Sebagai seorang pelaku usaha kuliner, Sunyoto—pemilik rumah makan sekaligus Ketua PHRI Gunungkidul—bukan hanya menjual makanan, tetapi juga menjual pengalaman dan nilai. Bahwa makan bukan sekadar kenyang, tapi juga menyambung akar budaya. Harga sego berkat yang sangat terjangkau mulai dari Rp 7.000 hingga Rp 18.000 adalah bentuk nyata bahwa kuliner tradisional bisa tetap inklusif, merakyat, dan bermartabat.
Yang menarik, pengunjung bisa memilih sendiri lauknya. Sederhana, tapi memberi rasa “rumahan” yang jarang kita temukan di restoran besar. Inilah bentuk penghargaan terhadap selera dan keterlibatan batin dalam proses makan. Tak mengherankan jika rumah makan ini pernah disinggahi tokoh-tokoh nasional seperti Presiden ke-6 RI SBY, AHY, hingga wisatawan mancanegara. Sebuah penghormatan yang datang bukan karena strategi pemasaran digital, tapi karena kualitas rasa dan konsistensi.
Kita perlu belajar dari Rumah Makan Sego Berkat Bu Tiwi Tan Tlogo, bahwa mempertahankan tradisi bukan berarti menolak modernisasi.
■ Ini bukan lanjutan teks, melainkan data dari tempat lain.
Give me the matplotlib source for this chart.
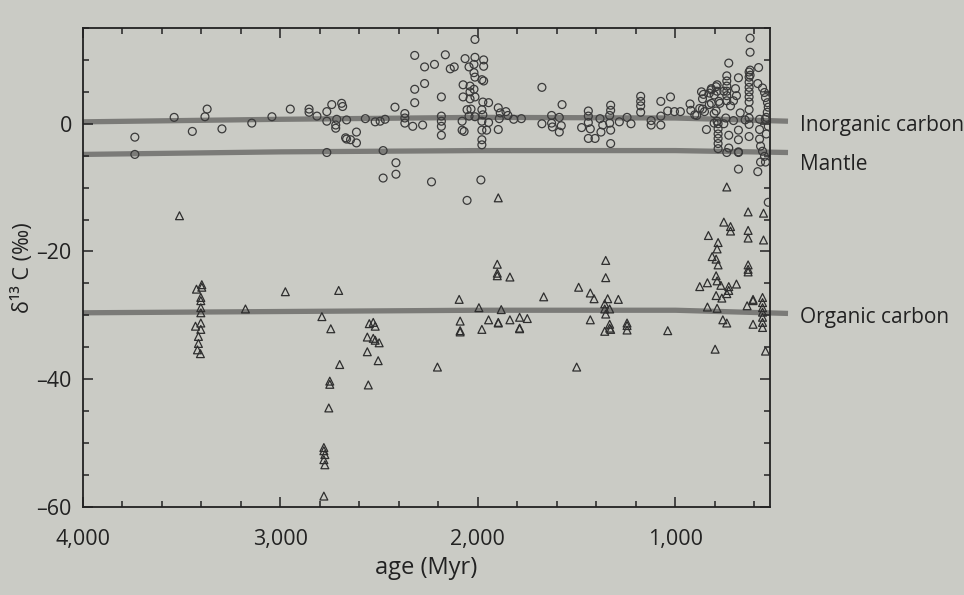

Justru di tengah derasnya perubahan, mereka yang mampu menjaga identitaslah yang bertahan lebih lama. Kuliner tradisional bukan sekadar jualan nostalgia, tetapi juga ruang perlawanan terhadap globalisasi rasa yang seragam.
Di zaman ketika makanan cepat saji mendominasi pasar, sego berkat adalah pengingat bahwa makanan juga bisa menjadi sarana membangun jati diri. Dan di Gunungkidul, warisan itu masih dijaga dengan penuh cinta.